Companion planting: intercropping certain vegetables enhances their yield, so long as you choose companions on the basis of science, not garden lore
Clue Tyler Dennis
In nature, living creatures of all sizes and types are brought together in a delicate harmony. We throw off the balance in our vegetable gardens – artificial environments where the gardener, not nature, selects what will be allowed to live and what will be excluded. Gardeners can take a step toward reconciling nature’s harmony through the process of companion planting.
Plants grown together interact and influence each other. These relationships can be beneficial or detrimental. Companion planting is a botanical “buddy system” that takes advantage of the benefits of growing plants together. Teaming the right vegetables and herbs can reduce the need for pesticides in your garden by repelling insects and limiting the spread of diseases. In other cases, plants make good companions because they coexist in a non-competitive fashion, share similar growing requirements, allow for more efficient use of limited garden space – even provide nourishment.
Successful plant companions usually have similar needs for moisture, soil and nutrients – factors their proximity to one another requires them to share. For this reason a pairing of tomatoes, a crop very sensitive to soil moisture, with watercress, which loves to have its roots in water, would be unlikely to serve either.
Mixing plants with differing light requirements is possible, however; tall sun-lovers can be used to cast shade on a crop more sensitive to sunlight or heat. For example, a cool-season crop like spinach benefits from sharing the same row with peppers. As the weather gets warmer, the growing peppers shade the spinach, keeping its quality from declining as rapidly. The spinach will be gone by the time the peppers grow to fill their allotted space.
Another successful combination pairs celery and leeks; the upright nature of the leek permits plenty of light to reach the bush celery plants. In addition, both are potash lovers, making an application of a potassium-rich fertilizer doubly beneficial.

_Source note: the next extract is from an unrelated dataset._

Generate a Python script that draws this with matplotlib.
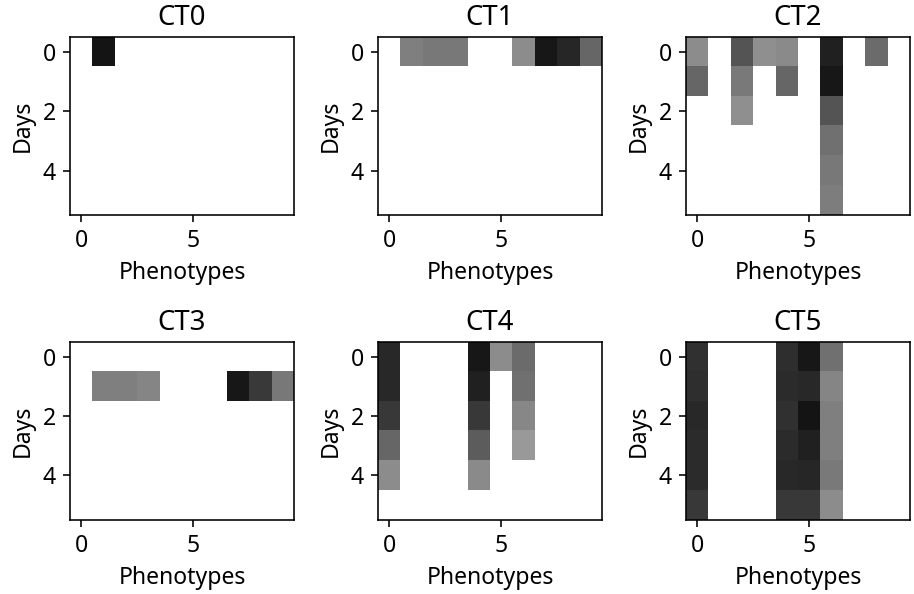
import numpy as np
import matplotlib
matplotlib.use("Agg")
import matplotlib.pyplot as plt

plt.rcParams['font.family'] = ['Noto Sans', 'DejaVu Sans']
plt.rcParams['font.size'] = 11.5
plt.rcParams['axes.titlesize'] = 13.8

n_days = 6
n_pheno = 10
titles = ['CT0', 'CT1', 'CT2', 'CT3', 'CT4', 'CT5']

# non-zero cells per cell type: (day, phenotype, value)
ct0_cells = [(0, 1, 0.92)]
ct1_cells = [(0, 1, 0.50), (0, 2, 0.53), (0, 3, 0.53),
             (0, 6, 0.45), (0, 7, 0.91), (0, 8, 0.85), (0, 9, 0.60)]
ct2_cells = [(0, 0, 0.45), (1, 0, 0.60),
             (0, 2, 0.67), (1, 2, 0.52), (2, 2, 0.44),
             (0, 3, 0.44),
             (0, 4, 0.46), (1, 4, 0.60),
             (0, 6, 0.87), (1, 6, 0.91), (2, 6, 0.67), (3, 6, 0.56), (4, 6, 0.53), (5, 6, 0.51),
             (0, 8, 0.58)]
ct3_cells = [(1, 1, 0.50), (1, 2, 0.50), (1, 3, 0.48),
             (1, 7, 0.91), (1, 8, 0.77), (1, 9, 0.53)]
ct4_cells = [(0, 0, 0.84), (1, 0, 0.84), (2, 0, 0.78), (3, 0, 0.60), (4, 0, 0.45),
             (0, 4, 0.91), (1, 4, 0.87), (2, 4, 0.78), (3, 4, 0.64), (4, 4, 0.46),
             (0, 5, 0.45),
             (0, 6, 0.58), (1, 6, 0.56), (2, 6, 0.47), (3, 6, 0.40)]
ct5_cells = [(0, 0, 0.81), (1, 0, 0.82), (2, 0, 0.84), (3, 0, 0.83), (4, 0, 0.83), (5, 0, 0.78),
             (0, 4, 0.82), (1, 4, 0.83), (2, 4, 0.81), (3, 4, 0.83), (4, 4, 0.84), (5, 4, 0.78),
             (0, 5, 0.91), (1, 5, 0.84), (2, 5, 0.92), (3, 5, 0.87), (4, 5, 0.85), (5, 5, 0.78),
             (0, 6, 0.56), (1, 6, 0.48), (2, 6, 0.50), (3, 6, 0.50), (4, 6, 0.52), (5, 6, 0.45)]

all_cells = [ct0_cells, ct1_cells, ct2_cells, ct3_cells, ct4_cells, ct5_cells]


def build_matrix(cells):
    m = np.zeros((n_days, n_pheno))
    for d, p, v in cells:
        m[d, p] = v
    return m


fig, axes = plt.subplots(2, 3, figsize=(914 / 144, 594 / 144), dpi=144)
fig.subplots_adjust(left=0.0766, right=0.9956, top=0.9377, bottom=0.1246,
                    wspace=0.375, hspace=0.713)

for ax, title, cells in zip(axes.flat, titles, all_cells):
    ax.imshow(build_matrix(cells), cmap='gray_r', vmin=0, vmax=1,
              aspect='auto', interpolation='nearest')
    ax.set_title(title)
    ax.set_xlabel('Phenotypes')
    ax.set_ylabel('Days')
    ax.set_xticks([0, 5])
    ax.set_yticks([0, 2, 4])

fig.savefig('out.png', dpi=144)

To save space, intercrop an early-maturing vegetable with one that matures late. Lettuce and kohlrabi are good together because the lettuce will be harvested by the time the kohlrabi needs all the space in the row.
Two plants will coexist amiably if their roots occupy different strata of the soil, as do Swiss chard and tomatoes, or potatoes and beans. The deep-rooted vegetables plunge their roots into subsoil, drawing nutrients and moisture from soil layers inaccessible to shallow-rooted crops.
A traditional plant combination, first used by Native Americans, pairs corn with pumpkins or squash. Both crops need a rich, fertile soil; combining them maximizes the use of garden space and sunlight.
One of the most important nutrients used by plants is nitrogen. Nitrogen is abundant in the air, but in a gaseous form that cannot be used by plants. Some plants – notably those that belong to the legume family – have the ability (when aided by certain soil bacteria) to transform nitrogen from the air into a form that can be assimilated by plants. Since the nitrogen is tucked away in nodules on plant roots, the roots of beans and other legumes should be left in the soil after harvest. As the roots decompose, they release the nitrogen, nourishing any plant sharing the same space.
Companion planting can also produce crops that are less affected by pests and diseases. Some gardeners explain this phenomenon with the theory that plants grown among companions have increased vigor and less stress, so insects pass them by looking for weak or sick plants. Members of the onion family, especially garlic, have been used for centuries in intercropping schemes because of their ability to repel insects. Cole crops or carrots planted near garlic are less prone to insect attack.
Some marigolds have a substance in their roots that repels the microscopic soil pests called nematodes. In soils where nematodes are present, marigolds make good companions for tomatoes, beans, carrots and other crops that are susceptible to nematode damage.
When choosing vegetable companions, it is wise to keep closely related plants separated. Vegetables of the same family group like eggplants and peppers, or the cole crops, are more likely to share pests and diseases.
There is, indeed, good ecological basis for companion planting. But it is only one of several cultural practices used to promote better plant health. The best harvests result when companion planting is practiced alongside other good gardening techniques, including green manuring, composting, mulching and crop rotation. All these practices work together to improve the soil and strengthen plants, resulting in better health and vigor and less insect damage.